Adapun proses politik (tahapan pemilu) telah berlangsung melalui penetapan rekapitulasi hasil oleh KPU namun konstitusi masih memberi ruang proses hukum perselisihan hasil pemilu di MK yang saling terkait dengan keabsahan hasil pemilu 2024 dan demi kepastian hukum.
Mengingat prinsip hukum Indonesia menganut "civil law system" maka kami berharap hakim MK tidak terpengaruh dengan kebiasaan putusan-putusan sebelumnya bahwa "MK tidak pernah putuskan pilpres ulang" atau misalnya "MK tidak pernah batalkan hasil pemilu".
Dengan menghadirkan keterangan saksi lembaga survey (partisan), dan empat menteri, kami berharap hakim MK menemukan fakta-fakta dan cermat dan bijaksana dalam menilai keterangan saksi sebagai petunjuk yang memenuhi pelanggaran yang "terstruktur dan sistematis" sebagai "cawe-cawenya" presiden Jokowi memanfaatkan sumber daya negara untuk pengaruhi hasil pemilu.
MK harus berani mengambil keputusan yang progresif diluar kebiasaan sebagai tekad mengembalikan kewibawaan MK sebagai benteng terakhir keadilan dan hukum.
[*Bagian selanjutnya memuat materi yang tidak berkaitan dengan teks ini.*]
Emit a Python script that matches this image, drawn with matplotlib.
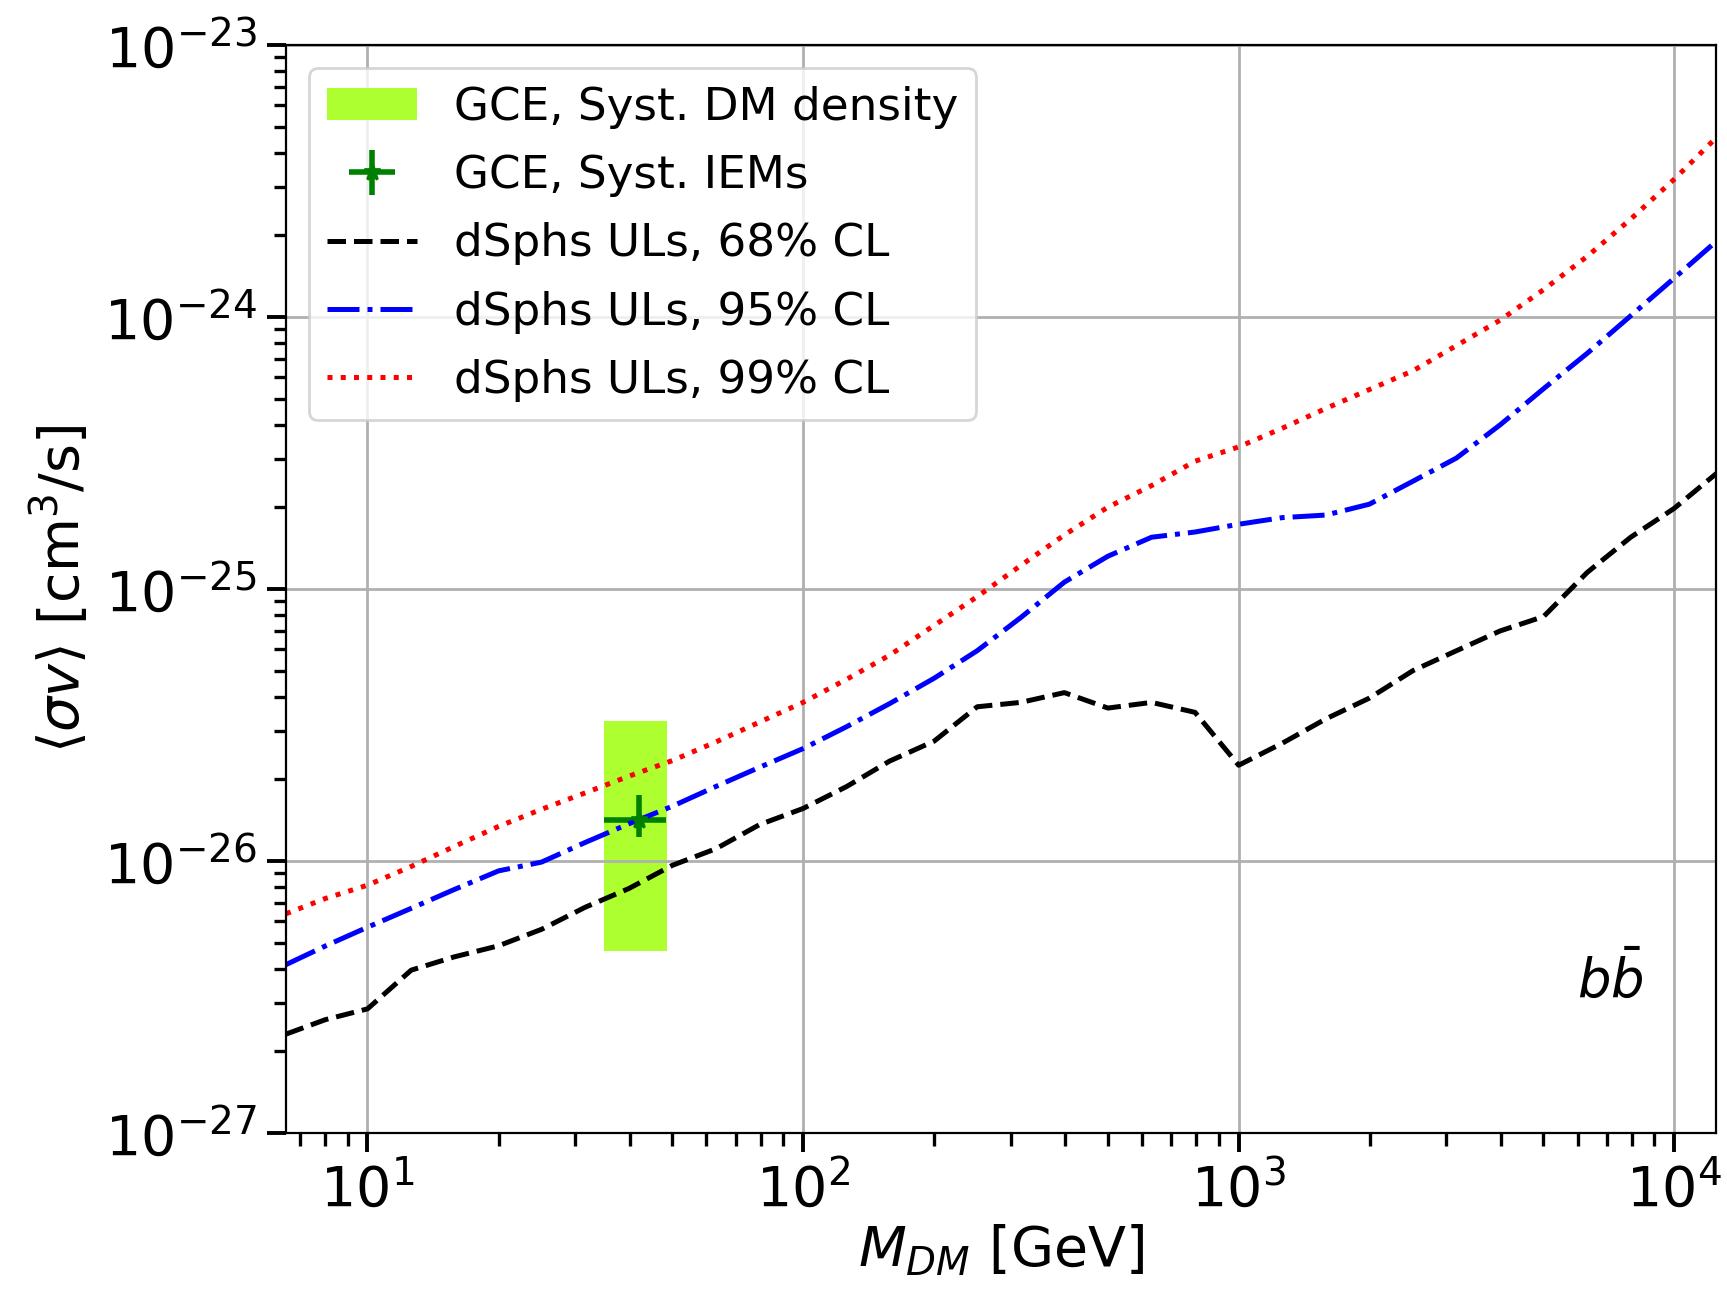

Mempertimbangkan pernyataan Prof Yuzril Ihza Mahendra bahwa ada "penyelundupan hukum" dalam Putusan MK Nomor 90/PUU-XXI/2023.
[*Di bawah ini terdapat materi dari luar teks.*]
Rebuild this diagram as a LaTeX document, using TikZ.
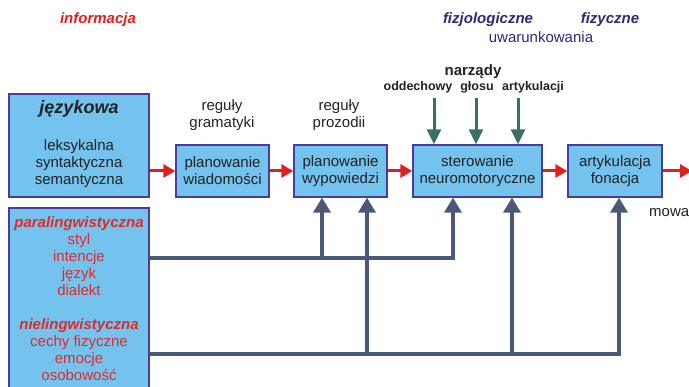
\documentclass[tikz,border=0pt]{standalone}
\usepackage{fontspec}
\setmainfont{Liberation Sans}
\usetikzlibrary{arrows.meta}
\definecolor{boxfill}{RGB}{116,194,238}
\definecolor{boxline}{RGB}{75,60,150}
\definecolor{flowred}{RGB}{224,32,28}
\definecolor{slate}{RGB}{74,88,122}
\definecolor{organ}{RGB}{58,112,98}
\definecolor{navy}{RGB}{43,42,120}
\definecolor{txt}{RGB}{34,34,34}
\definecolor{redtxt}{RGB}{222,44,44}

\begin{document}
\begin{tikzpicture}[x=1pt,y=-1pt,
  box/.style={draw=boxline, line width=1.3pt, fill=boxfill, inner sep=0pt,
    text=txt, align=center, font=\fontsize{15}{17}\selectfont},
  lbl/.style={text=txt, align=center, inner sep=0pt, font=\fontsize{15}{17}\selectfont},
  head/.style={inner sep=0pt, font=\fontsize{15}{17}\selectfont\bfseries\itshape},
  organlbl/.style={text=txt, inner sep=0pt, font=\fontsize{12.5}{14}\selectfont\bfseries},
  flow/.style={draw=flowred, line width=3pt, -{Triangle[length=12pt,width=13pt]}},
  feed/.style={draw=slate, line width=3.5pt},
  feedarrow/.style={feed, -{Triangle[length=15pt,width=17pt]}},
  organarrow/.style={draw=organ, line width=3pt, -{Triangle[length=15pt,width=14pt]}}]
\useasboundingbox (0,0) rectangle (689,387);

% processing chain
\node[box, minimum width=140pt, minimum height=103pt] (jez) at (79,145.5) {};
\node[head, text=txt, font=\fontsize{18}{20}\selectfont\bfseries\itshape] (jezt) at (79,109) {językowa};
\node[lbl] (jezl) at (79,164) {leksykalna\\syntaktyczna\\semantyczna};

\node[box, minimum width=93pt, minimum height=52pt] (wiad) at (222.5,171) {planowanie\\wiadomości};
\node[box, minimum width=93pt, minimum height=52pt] (wyp) at (340.5,171) {planowanie\\wypowiedzi};
\node[box, minimum width=129pt, minimum height=52pt] (ster) at (477.5,171) {sterowanie\\neuromotoryczne};
\node[box, minimum width=94pt, minimum height=52pt] (art) at (615,171) {artykulacja\\fonacja};

% non-linguistic information box
\node[box, minimum width=140pt, minimum height=192pt] (para) at (79,304) {};
\node[lbl, text=redtxt] (parat) at (79,298.5)
  {\textbf{\textit{paralingwistyczna}}\\styl\\intencje\\język\\dialekt\\[17pt]%
   \textbf{\textit{nielingwistyczna}}\\cechy fizyczne\\emocje\\osobowość};

% headings
\node[head, text=flowred] (info) at (98,20) {informacja};
\node[head, text=navy] (fizjo) at (488,20) {fizjologiczne};
\node[head, text=navy] (fiz) at (610,20) {fizyczne};
\node[lbl, text=navy] (uwar) at (541,37) {uwarunkowania};

\node[lbl] (gram) at (222,115.5) {reguły\\gramatyki};
\node[lbl] (proz) at (339,115.5) {reguły\\prozodii};

\node[lbl, font=\fontsize{15}{17}\selectfont\bfseries] (narz) at (473,72) {narządy};
\node[organlbl] (odd) at (418,87) {oddechowy};
\node[organlbl] (glos) at (477,87) {głosu};
\node[organlbl] (artk) at (533,87) {artykulacji};

\node[lbl, anchor=west] (mowa) at (649,213) {mowa};

% main flow
\coordinate (out) at (692,171);
\draw[flow] (jez.east |- wiad.west) -- (wiad.west);
\draw[flow] (wiad.east) -- (wyp.west);
\draw[flow] (wyp.east) -- (ster.west);
\draw[flow] (ster.east) -- (art.west);
\draw[flow] (art.east) -- (out);

% speech organs
\coordinate (o1) at (434,98);
\coordinate (o2) at (476,98);
\coordinate (o3) at (518,98);
\draw[organarrow] (o1) -- (o1 |- ster.north);
\draw[organarrow] (o2) -- (o2 |- ster.north);
\draw[organarrow] (o3) -- (o3 |- ster.north);

% feedback from paralinguistic factors
\coordinate (u1) at (322,258);
\coordinate (u2) at (453,258);
\draw[feed] (para.east |- u1) -- (u1);
\draw[feedarrow] (u1) -- (u1 |- wyp.south);
\draw[feedarrow] (u1) -| (u2 |- ster.south);

% feedback from non-linguistic factors
\coordinate (l1) at (367,354);
\coordinate (l2) at (512,354);
\coordinate (l3) at (619,354);
\draw[feed] (para.east |- l1) -- (l1);
\draw[feedarrow] (l1) -- (l1 |- wyp.south);
\draw[feed] (l1) -- (l2);
\draw[feedarrow] (l2) -- (l2 |- ster.south);
\draw[feedarrow] (l2) -| (l3 |- art.south);
\end{tikzpicture}
\end{document}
Menurutnya, putusan tersebut tidak mengalir dari hulu ke hilir, sehingga dinilai adanya "kecacatan hukum".
Dengan status "kecacatan hukum" tersebut bagaimana legitimasi pemerintahan "pemenang pilpres" dari proses cacat hukum?
Oleh karena itu harapan kami MK mengabulkan minimal sebagian dari gugatan pemohon untuk membatalkan/mendiskualifikasi Gibran dan memutuskan pilpres ulang atau pemungutan suara ulang yang mengikutsertakan Prabowo dengan pasangan cawapres baru pengganti Gibran.
Dengan demikian pilpres ulang atau pemungutan suara ulang kembali dilangsungkan dengan 3 pasang capres cawapres yaitu 01 Anies - Muhaimin, 02 Prabowo - (pengganti Gibran), 03 Ganjar - Mahfud.
Kembali saya tegaskan bahwa legitimasi hasil pilpres 2024 penting untuk membangun optimisme menuju Indonesia emas 2045.
Demokrasi bukan soal kalah menang, karena itu pasti dalam sebuah kontestasi.
Tapi pemilu yang jujur dan adil yang kita dambakan adalah tanpa melanggar konstitusi, tanpa intervensi kekuasaan, tanpa penyalahgunaan kekuasaan.
Maka Palu Hakim MK tanggal 22 April 2024 nanti akan dicatat sebagai sejarah penting perjalanan demokrasi untuk peradaban masa depan bangsa Indonesia.